All three of the databases you tracked are supposed to have the exact same data, so why is the number of downloads from GenBank so much larger than from EMBL and DDBJ? I’m surprised that more European users don’t just use EMBL.
There are two things going on. One is ease of access. Sometimes people find interfaces in one place or another easier, and the speed with which things show up is easier. Also, when you look at where things are actually being deposited, you can deposit the data anywhere, but most of it is being deposited into GenBank — it’s not just being accessed via GenBank, but it’s being deposited into GenBank. Partly that’s force of habit — ‘I was trained in a lab that did it this way, and this is the protocol, and I do it’ — but another is just who makes it easy to do what. The third thing that’s important is the annotation — and the annotation and the articles that are linked to some of this stuff are not identical across databases.
Did you look at all into how people are using genome browsers like the UCSC browser and Ensembl?
No. This is just rivers of data and where is it flowing. One of the things we hope to do with this [project] is to get a series of people interested in that kind of question. Let’s start looking at what are the differences between the browsers, and how does this start branching out into specific use patterns — once you’ve got the raw block of data, then who’s accessing this raw block of data, and how does that block of data get broken out? The next stage of this mapping process has to be what do the hubs look like — who’s hubbing out of this stuff? You transfer it and then you’ve got this block of data that acts like a big, public library. Then a whole series of people come into the library and start accessing books, and it would be really interesting to start looking at those access patterns. But what we’re looking at now is a big, rough map, and I hope it’s the first of many.

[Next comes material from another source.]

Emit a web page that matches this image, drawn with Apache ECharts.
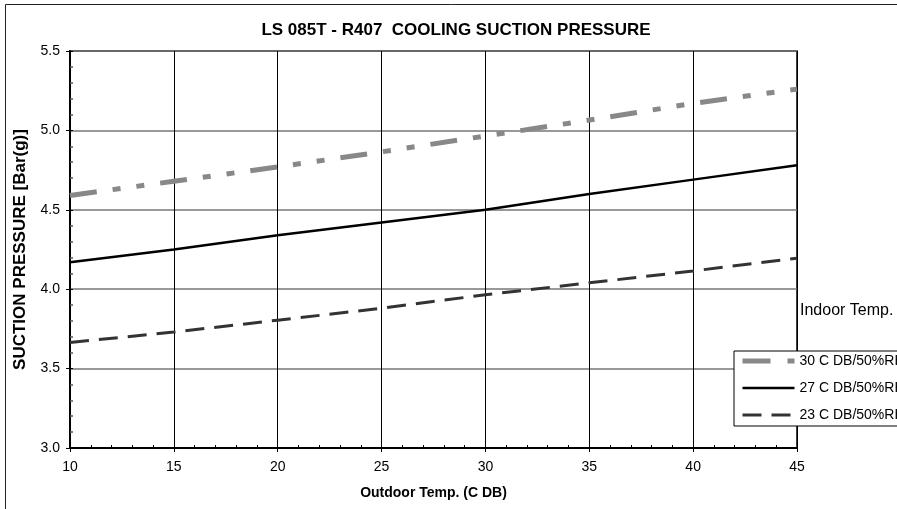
<!DOCTYPE html>
<html>
<head>
<meta charset="utf-8">
<script src="https://cdn.jsdelivr.net/npm/echarts@6/dist/echarts.min.js"></script>
<style>
html,body{margin:0;padding:0;background:#fff;}
#main{width:897px;height:509px;}
</style>
</head>
<body>
<div id="main"></div>
<script>
const titleText = 'LS 085T - R407  COOLING SUCTION PRESSURE';
const xAxisName = 'Outdoor Temp. (C DB)';
const yAxisName = 'SUCTION PRESSURE [Bar(g)]';
const legendTitle = 'Indoor Temp.';
const outdoorTemps = [10, 15, 20, 25, 30, 35, 40, 45];
const seriesNames = ['30 C DB/50%RH', '27 C DB/50%RH', '23 C DB/50%RH'];
const pressure30 = [4.59, 4.68, 4.77, 4.865, 4.965, 5.065, 5.17, 5.26];
const pressure27 = [4.17, 4.25, 4.34, 4.42, 4.50, 4.60, 4.69, 4.78];
const pressure23 = [3.665, 3.73, 3.805, 3.88, 3.965, 4.04, 4.115, 4.195];

const FONT = '"Liberation Sans", Arial, sans-serif';
const pair = vals => outdoorTemps.map((x, i) => [x, vals[i]]);

const styles = [
  {color: '#888', width: 5, type: [27, 16, 8, 16, 8, 16]},
  {color: '#000', width: 2.5, type: 'solid'},
  {color: '#333', width: 3, type: [19, 10]}
];
const legendDash = [[28, 17, 8, 100], 'solid', [19, 10]];

const chart = echarts.init(document.getElementById('main'), null, {renderer: 'canvas'});
chart.setOption({
  animation: false,
  backgroundColor: '#fff',
  textStyle: {fontFamily: FONT, color: '#000'},
  grid: {left: 70, right: 100, top: 51, bottom: 61, show: true, borderColor: '#000', borderWidth: 1.5, backgroundColor: 'transparent'},
  legend: {
    orient: 'vertical', left: 734, top: 351,
    padding: [3, 20, 4, 6], itemGap: 13, itemWidth: 52, itemHeight: 14,
    backgroundColor: '#fff', borderColor: '#000', borderWidth: 1, borderRadius: 0,
    textStyle: {fontFamily: FONT, fontSize: 14, color: '#000'},
    itemStyle: {opacity: 0},
    data: seriesNames.map((n, i) => ({
      name: n,
      itemStyle: {opacity: 0},
      lineStyle: {color: styles[i].color, width: styles[i].width, type: legendDash[i], opacity: 1}
    }))
  },
  graphic: [
    {type: 'rect', shape: {x: 5.5, y: 4.5, width: 1000, height: 1000}, style: {fill: 'none', stroke: '#222', lineWidth: 1}, silent: true, z: -10},
    {type: 'text', x: 456, y: 30, style: {text: titleText, font: 'bold 17px ' + FONT, fill: '#000', textAlign: 'center', textVerticalAlign: 'middle'}},
    {type: 'text', x: 800, y: 311, style: {text: legendTitle, font: '16px ' + FONT, fill: '#000', textAlign: 'left', textVerticalAlign: 'middle'}}
  ],
  xAxis: [{
    type: 'value', min: 10, max: 45, interval: 5,
    name: xAxisName, nameLocation: 'middle', nameGap: 38,
    nameTextStyle: {fontFamily: FONT, fontWeight: 'bold', fontSize: 14, color: '#000'},
    axisLine: {show: true, onZero: false, lineStyle: {color: '#000', width: 2}},
    axisTick: {show: true, inside: false, length: 4, lineStyle: {color: '#000', width: 1}},
    axisLabel: {fontFamily: FONT, fontSize: 14, color: '#000', margin: 12},
    splitLine: {show: true, lineStyle: {color: '#000', width: 1}}
  }, {
    type: 'value', min: 10, max: 45, interval: 5, position: 'bottom',
    axisLine: {show: false, onZero: false},
    axisTick: {show: true, inside: true, length: 3, lineStyle: {color: '#000'}},
    minorTick: {show: true, splitNumber: 5, length: 3, lineStyle: {color: '#000', width: 1}},
    axisLabel: {show: false}, splitLine: {show: false}
  }],
  yAxis: [{
    type: 'value', min: 3.0, max: 5.5, interval: 0.5,
    name: yAxisName, nameLocation: 'middle', nameGap: 41, nameRotate: 90,
    nameTextStyle: {fontFamily: FONT, fontWeight: 'bold', fontSize: 17, color: '#000'},
    axisLine: {show: true, onZero: false, lineStyle: {color: '#000', width: 2}},
    axisTick: {show: true, inside: false, length: 4, lineStyle: {color: '#000'}},
    axisLabel: {fontFamily: FONT, fontSize: 14, color: '#000', margin: 10, formatter: v => v.toFixed(1)},
    splitLine: {show: true, lineStyle: {color: '#777', width: 1.5}}
  }, {
    type: 'value', min: 3.0, max: 5.5, interval: 0.5, position: 'left',
    axisLine: {show: false, onZero: false},
    axisTick: {show: true, inside: true, length: 3, lineStyle: {color: '#000'}},
    minorTick: {show: true, splitNumber: 5, length: 3, lineStyle: {color: '#555', width: 1.5}},
    axisLabel: {show: false}, splitLine: {show: false}
  }],
  series: [
    {name: seriesNames[0], type: 'line', data: pair(pressure30), showSymbol: false, symbol: 'none', z: 5,
     lineStyle: styles[0], itemStyle: {color: styles[0].color}},
    {name: seriesNames[1], type: 'line', data: pair(pressure27), showSymbol: false, symbol: 'none', z: 5,
     lineStyle: styles[1], itemStyle: {color: styles[1].color}},
    {name: seriesNames[2], type: 'line', data: pair(pressure23), showSymbol: false, symbol: 'none', z: 5,
     lineStyle: styles[2], itemStyle: {color: styles[2].color}}
  ]
});
</script>
</body>
</html>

What’s next for this project?
One of the things that we’ve been looking at is what happens when information gets inside specific companies. So, all of a sudden the floodgates open in a company and a whole series of things start changing. All of a sudden things like the financing requirements of the company change, and the organizational behavior of the company changes, and the power structure inside the company changes, all because you open up a little spigot and start bringing in information. Except that that spigot is very, very broad, so it’s really interesting to see how this stuff starts flowing across.